**Task details**
It is required that the lines from the top of the listing through the line with "bin_lo, bin_hi, n_bins = -25.0, 25.0, 100" be reproduced exactly, excluding pictures.
** START OF Data **
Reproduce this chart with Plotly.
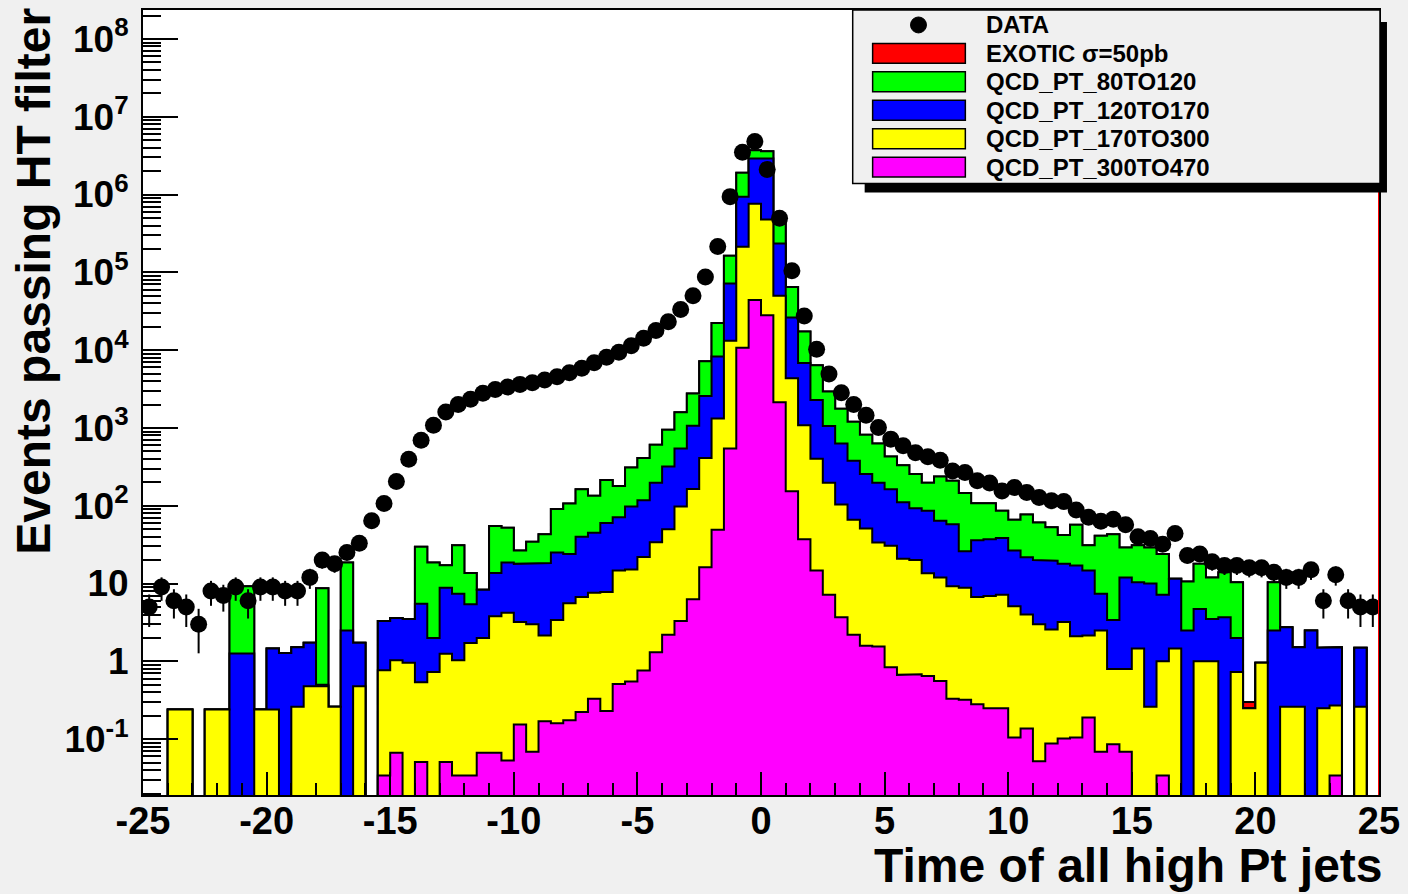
import numpy as np
import plotly.graph_objects as go

# ---------------- data (100 bins of width 0.5 from -25 to 25) ----------------
bin_lo, bin_hi, n_bins = -25.0, 25.0, 100

data_counts = [5, 9, 6, 5, 3, 8, 7, 9, 6, 9,
               9, 8, 8, 12, 20, 18, 25, 33, 64, 107,
               205, 396, 695, 1080, 1600, 2000, 2330, 2790, 3130, 3360,
               3630, 3800, 4120, 4550, 5130, 5840, 6900, 8100, 9400, 11400,
               14200, 17900, 23200, 33200, 50000, 87000, 215000, 940000, 3.5e6, 4.8e6,
               2.1e6, 495000, 105000, 27400, 10300, 4950, 2840, 2000, 1460, 1010,
               718, 590, 480, 425, 385, 280, 267, 209, 196, 155,
               172, 148, 128, 116, 113, 88, 71, 63, 67, 57,
               40, 38, 32, 44, 23, 24, 19, 17, 17, 16,
               16, 14, 12, 12, 15, 6, 13, 6, 5, 5]

# stacked levels (top edge of each coloured layer)
stack_qcd80 = [0, 0, 0.24, 0.24, 0, 0.24, 0.24, 9.2, 9.2, 0.24,
               1.46, 1.28, 1.52, 1.74, 8.7, 0.26, 18.7, 1.74, 0, 3.3,
               3.6, 3.5, 29.8, 18.7, 17.2, 31, 13.7, 8.3, 55, 52,
               26.5, 34.5, 43, 91, 107, 163, 134, 215, 179, 310,
               412, 610, 950, 1590, 2770, 7200, 22400, 163000, 1.9e6, 3.7e6,
               3.6e6, 447000, 65000, 17300, 6400, 2950, 1770, 1200, 815, 630,
               429, 332, 256, 198, 238, 209, 146, 108, 108, 86,
               66, 77, 61, 53, 42, 57, 31, 41, 43, 29,
               31, 29, 24, 11.5, 10.6, 17.9, 12, 14, 10.4, 0.25,
               0.96, 10.4, 2.75, 1.52, 2.5, 1.5, 1.52, 0, 1.5, 0]

stack_qcd120 = [0, 0, 0.24, 0.24, 0, 0.24, 0.24, 1.26, 1.26, 0.24,
                1.46, 1.28, 1.52, 1.74, 0.5, 0.26, 2.5, 1.74, 0, 3.3,
                3.6, 3.5, 5.5, 2.0, 8.8, 7.4, 5.4, 8.3, 13.7, 18.7,
                17.9, 17.9, 18.3, 25, 24, 40, 45, 60, 71, 98,
                118, 198, 320, 543, 1070, 2570, 8300, 72000, 940000, 2.9e6,
                2.9e6, 235000, 26300, 6840, 2290, 1060, 630, 378, 256, 198,
                163, 111, 93, 86, 64, 58, 26, 36, 37, 38.5,
                26.5, 21.7, 20, 19.7, 17.9, 17, 14.7, 7.4, 3.4, 12,
                10.4, 10, 7.2, 11.5, 2.5, 4.7, 3.5, 3.7, 2.0, 0.25,
                0.96, 2.5, 2.75, 1.52, 2.5, 1.5, 1.52, 0, 1.5, 0]

stack_qcd170 = [0, 0, 0.24, 0.24, 0, 0.24, 0.24, 0, 0, 0.24,
                0.24, 0, 0.26, 0.48, 0.48, 0.26, 0, 0.48, 0, 0.77,
                1.03, 0.96, 0.54, 0.73, 1.25, 1.03, 1.72, 1.99, 3.8, 4.2,
                3.2, 3.0, 2.15, 3.4, 5.6, 6.7, 7.6, 7.8, 14.7, 15.2,
                22, 34, 50, 98, 164, 412, 1320, 13200, 213000, 760000,
                476000, 50000, 4350, 1080, 403, 198, 104, 66, 51, 33.6,
                30.7, 20.9, 20, 13.6, 12, 9.2, 8.8, 6.7, 6.9, 7.2,
                5.1, 4.0, 3.0, 2.57, 3.2, 2.1, 2.15, 2.5, 0.8, 0.8,
                1.46, 0.26, 1.0, 1.46, 0, 1.0, 1.0, 0, 0.73, 0.25,
                0.96, 0, 0.26, 0.26, 0, 0.25, 0.27, 0, 0.26, 0]

stack_qcd300 = [0, 0, 0, 0, 0, 0, 0, 0, 0, 0,
                0, 0, 0, 0, 0, 0, 0, 0, 0, 0.034,
                0.067, 0, 0.051, 0, 0.051, 0.034, 0.034, 0.067, 0.067, 0.053,
                0.154, 0.069, 0.17, 0.16, 0.175, 0.224, 0.33, 0.23, 0.51, 0.55,
                0.76, 1.31, 2.2, 3.3, 6.3, 16.2, 49, 543, 10700, 44000,
                28100, 2140, 153, 37, 14.7, 7.2, 3.7, 2.2, 1.59, 1.55,
                0.84, 0.67, 0.68, 0.65, 0.56, 0.33, 0.32, 0.28, 0.25, 0.25,
                0.105, 0.137, 0.052, 0.088, 0.102, 0.105, 0.19, 0.069, 0.086, 0.069,
                0, 0, 0.034, 0, 0, 0, 0, 0, 0, 0,
                0, 0, 0, 0, 0, 0, 0.034, 0, 0, 0]

exotic = [0.0] * 100
exotic[89] = 0.05

series_names = ["EXOTIC σ=50pb", "QCD_PT_80TO120", "QCD_PT_120TO170",
                "QCD_PT_170TO300", "QCD_PT_300TO470"]
series_colors = ["#ff0000", "#00ff00", "#0000ff", "#ffff00", "#ff00ff"]

y_tick_vals = [1e-1, 1, 10, 1e2, 1e3, 1e4, 1e5, 1e6, 1e7, 1e8]
y_tick_text = ["10<sup>-1</sup>", "1", "10", "10<sup>2</sup>", "10<sup>3</sup>",
               "10<sup>4</sup>", "10<sup>5</sup>", "10<sup>6</sup>", "10<sup>7</sup>",
               "10<sup>8</sup>"]
x_tick_vals = list(range(-25, 26, 5))
x_tick_text = [str(v) for v in x_tick_vals]

# ---------------- build ----------------
edges = np.linspace(bin_lo, bin_hi, n_bins + 1)
centers = 0.5 * (edges[:-1] + edges[1:])
floor = 1e-3

stack_exotic = list(np.array(stack_qcd80) + np.array(exotic))
levels = [stack_exotic, stack_qcd80, stack_qcd120, stack_qcd170, stack_qcd300]


def step_polygon(vals):
    xs, ys = [edges[0]], [floor]
    for i, v in enumerate(vals):
        h = v if v > 0 else floor
        xs += [edges[i], edges[i + 1]]
        ys += [h, h]
    xs.append(edges[-1])
    ys.append(floor)
    return xs, ys


FONT = "Liberation Sans, Arial, Helvetica, sans-serif"
fig = go.Figure()
for name, col, lv in zip(series_names, series_colors, levels):
    xs, ys = step_polygon(lv)
    fig.add_trace(go.Scatter(x=xs, y=ys, mode="lines", fill="toself",
                             fillcolor=col, line=dict(color="black", width=2),
                             name=name, hoverinfo="skip", showlegend=False))

dc = np.array(data_counts, dtype=float)
fig.add_trace(go.Scatter(x=centers, y=dc, mode="markers", name="DATA",
                         marker=dict(color="black", size=17),
                         error_y=dict(type="data", array=np.sqrt(dc), visible=True,
                                      width=0, thickness=2, color="black"),
                         showlegend=False))

W, H = 1408, 894
L, R, T, B = 143, 25, 8, 99
pw, ph = W - L - R, H - T - B


def px(x):
    return (x - L) / pw


def py(y):
    return (H - B - y) / ph


shapes = []
# right edge line of the exotic histogram
shapes.append(dict(type="line", xref="x", yref="paper", x0=edges[-1], x1=edges[-1],
                   y0=0, y1=1, line=dict(color="red", width=2), layer="above"))
# legend shadow + box
shapes.append(dict(type="rect", xref="paper", yref="paper", x0=px(867), x1=px(1391),
                   y0=py(191), y1=py(20), fillcolor="black", line=dict(width=0),
                   layer="above"))
shapes.append(dict(type="rect", xref="paper", yref="paper", x0=px(855), x1=px(1384),
                   y0=py(182), y1=py(8), fillcolor="#f0f0f0",
                   line=dict(color="black", width=1.5), layer="above"))
annotations = []
row_y = [23, 51.5, 80, 108.5, 137, 165.5]
leg_labels = ["DATA"] + series_names
leg_colors = [None] + series_colors
for yy, lab, col in zip(row_y, leg_labels, leg_colors):
    if col is None:
        shapes.append(dict(type="circle", xref="paper", yref="paper",
                           x0=px(913), x1=px(929), y0=py(yy + 8), y1=py(yy - 8),
                           fillcolor="black", line=dict(color="black", width=1),
                           layer="above"))
    else:
        shapes.append(dict(type="rect", xref="paper", yref="paper",
                           x0=px(875), x1=px(968), y0=py(yy + 10), y1=py(yy - 10),
                           fillcolor=col, line=dict(color="black", width=1.5),
                           layer="above"))
    annotations.append(dict(text=lab, xref="paper", yref="paper", x=px(987), y=py(yy),
                            xanchor="left", yanchor="middle", showarrow=False,
                            font=dict(family=FONT, size=24, color="black", weight="bold")))

annotations.append(dict(text="Time of all high Pt jets", xref="paper", yref="paper",
                        x=px(1389), y=py(866), xanchor="right", yanchor="middle",
                        showarrow=False,
                        font=dict(family=FONT, size=48, color="black", weight="bold")))
annotations.append(dict(text="Events passing HT filter", xref="paper", yref="paper",
                        x=px(33), y=py(280), xanchor="center", yanchor="middle",
                        textangle=-90, showarrow=False,
                        font=dict(family=FONT, size=48, color="black", weight="bold")))

fig.update_layout(width=W, height=H, margin=dict(l=L, r=R, t=T, b=B, pad=0),
                  paper_bgcolor="#f0f0f0", plot_bgcolor="white", showlegend=False,
                  font=dict(family=FONT, color="black"),
                  shapes=shapes, annotations=annotations)

fig.update_xaxes(range=[bin_lo, bin_hi], tickmode="array", tickvals=x_tick_vals,
                 ticktext=x_tick_text,
                 ticks="inside", ticklen=23, tickwidth=2, tickcolor="black",
                 minor=dict(ticks="inside", ticklen=12, tickwidth=2, tickcolor="black",
                            dtick=1, showgrid=False),
                 showline=True, linewidth=2, linecolor="black", mirror=True,
                 showgrid=False, zeroline=False, ticklabelstandoff=-9,
                 tickfont=dict(family=FONT, size=38, color="black", weight="bold"))
fig.update_yaxes(type="log", range=[-1.718, 8.372], tickmode="array",
                 tickvals=y_tick_vals, ticktext=y_tick_text,
                 ticks="inside", ticklen=35, tickwidth=2, tickcolor="black",
                 minor=dict(ticks="inside", ticklen=18, tickwidth=1.5, tickcolor="black",
                            dtick="D1", showgrid=False),
                 showline=True, linewidth=2, linecolor="black", mirror=True,
                 showgrid=False, zeroline=False, ticklabelstandoff=5,
                 tickfont=dict(family=FONT, size=37, color="black", weight="bold"))

fig.write_html("out.html", config={"displayModeBar": False},
               post_script="document.body.style.margin='0';")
** END OF Data **
**Exercise result**
Reproduce this chart with Plotly.
import numpy as np
import plotly.graph_objects as go

# ---------------- data (100 bins of width 0.5 from -25 to 25) ----------------
bin_lo, bin_hi, n_bins = -25.0, 25.0, 100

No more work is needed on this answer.